Our ambition for the future
The digitisation of the collections is a new challenge: the works made available worldwide over the Internet inspire and establish links between international art aficionados.
The virtual collection is conceived as a complement to an on-site visit, as an opportunity to better match the interests of the public, and to promote inclusion and diversity.
- Audience development
The digitisation of the works was performed with a view to meeting the diverse interests and expectations of a broad public, especially those of young people, families and the disabled.
- Digital collections
The virtual collection complements a visit to the real museum. Thanks to creative applications and the unlimited accessibility of the digitised items, people the world over can enjoy the works of art preserved at the museum.
- Open access
Our digital strategy aims at enabling international networking and data interoperability. Wherever possible, we make our expertise freely available to scientists and artists using international digitisation and state-of-the-art data enhancement standards.
- Equivalence and monitoring
We place virtual and on-site visits on the same level and further develop digital tools based on user behaviours.
- Digital communication and the visitor's journey
Digitisation enables us to improve external communications and visitor services, to create low-threshold access to all museum areas, and to develop transparent communications in accordance with our guiding principles.
- Mediation and visualisation
We implement novel reflection, narration, and education tools that involve inspiring and participative elements and make our expertise available to all visitors.
We are developing a digital infrastructure that includes hardware, software, and WLAN technology in all areas and workplaces of the museum.

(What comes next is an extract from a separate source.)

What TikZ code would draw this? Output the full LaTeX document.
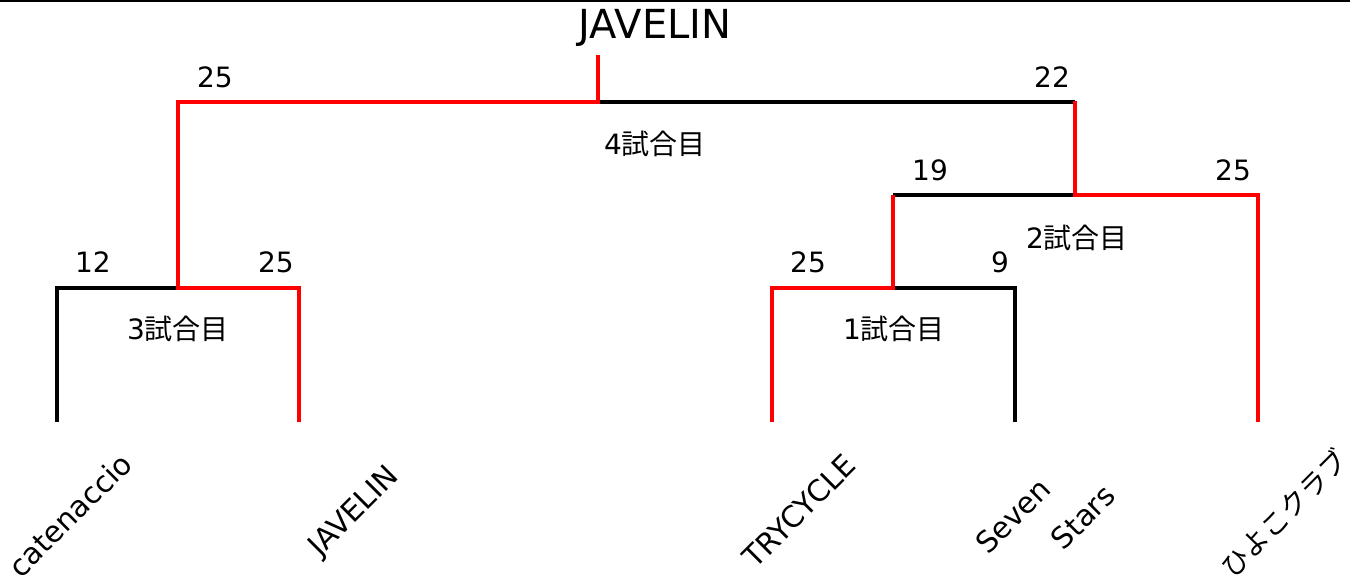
\documentclass[tikz,border=0pt]{standalone}
\usepackage{fontspec}
\setmainfont{DejaVu Sans}
\newfontfamily\jp{Noto Sans CJK JP}
\begin{document}
\begin{tikzpicture}[x=1pt,y=-1pt,
  win/.style={draw=red, line width=4.8pt, line join=miter},
  lose/.style={draw=black, line width=3.2pt, line join=miter},
  lbl/.style={font=\fontsize{28}{32}\selectfont, inner sep=0pt},
  team/.style={font=\fontsize{29.5}{34}\selectfont, inner sep=0pt, rotate=45},
  titlelbl/.style={font=\fontsize{40}{46}\selectfont, inner sep=0pt}]
\useasboundingbox (0,0) rectangle (1350,578);
% top border
\coordinate (bl) at (0,1);
\coordinate (br) at (1350,1);
\draw[black, line width=2.6pt] (bl) -- (br);

% bracket points
\coordinate (t1) at (57,422);
\coordinate (t2) at (299,422);
\coordinate (t3) at (772,422);
\coordinate (t4) at (1015,422);
\coordinate (t5) at (1258,422);
\coordinate (a1) at (57,288);
\coordinate (a2) at (299,288);
\coordinate (m3) at (178,288);
\coordinate (a3) at (772,288);
\coordinate (a4) at (1015,288);
\coordinate (m1) at (893,288);
\coordinate (b1) at (893,195);
\coordinate (b2) at (1258,195);
\coordinate (m2) at (1075,195);
\coordinate (c1) at (178,102);
\coordinate (c2) at (1075,102);
\coordinate (c2t) at (1075,100.5);
\coordinate (m4) at (598,102);
\coordinate (champ) at (598,55);

% losers (black)
\draw[lose] (t1) -- (a1) -- (m3);
\draw[lose] (t4) -- (a4) -- (m1);
\draw[lose] (b1) -- (m2);
\draw[lose] (m4) -- (c2);
% winners (red)
\draw[win] (t2) -- (a2) -- (m3) -- (c1) -- (m4) -- (champ);
\draw[win] (t3) -- (a3) -- (m1) -- (b1);
\draw[win] (t5) -- (b2) -- (m2) -- (c2t);

% title
\node[titlelbl] (champion) at (655,28) {JAVELIN};

% scores
\node[lbl] (s4l) at (215,77) {25};
\node[lbl] (s4r) at (1052,77) {22};
\node[lbl] (s2l) at (930,170) {19};
\node[lbl] (s2r) at (1233,170) {25};
\node[lbl] (s3l) at (93,262) {12};
\node[lbl] (s3r) at (276,262) {25};
\node[lbl] (s1l) at (808,262) {25};
\node[lbl] (s1r) at (1000,262) {9};

% match labels
\node[lbl] (g4) at (655,144) {4{\jp 試合目}};
\node[lbl] (g2) at (1077,238) {2{\jp 試合目}};
\node[lbl] (g1) at (894,329) {1{\jp 試合目}};
\node[lbl] (g3) at (178,329) {3{\jp 試合目}};

% teams
\node[team] (n1) at (70,515) {catenaccio};
\node[team] (n2) at (355,512) {JAVELIN};
\node[team] (n3) at (799,511) {TRYCYCLE};
\node[team] (n4a) at (1013,516) {Seven};
\node[team] (n4b) at (1083,517) {Stars};
\node[team, font=\fontsize{27.5}{32}\selectfont\jp] (n5) at (1284,513) {ひよこクラブ};
\end{tikzpicture}
\end{document}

The digital infrastructure is present in all work areas and all projects of the museum.
- Collaborative work
We have developed a modern approach to collaboration that involves digital tools and improves transparency, communication, and the workflow among the museum staff.
- Digital humanities
Our digital concept is also applied to the staff structure. Hiring new staff members takes into account the digital tasks relevant to the role in question.
- Digital literacy
We actively promote the expertise of staff members on digital topics by offering regular training sessions.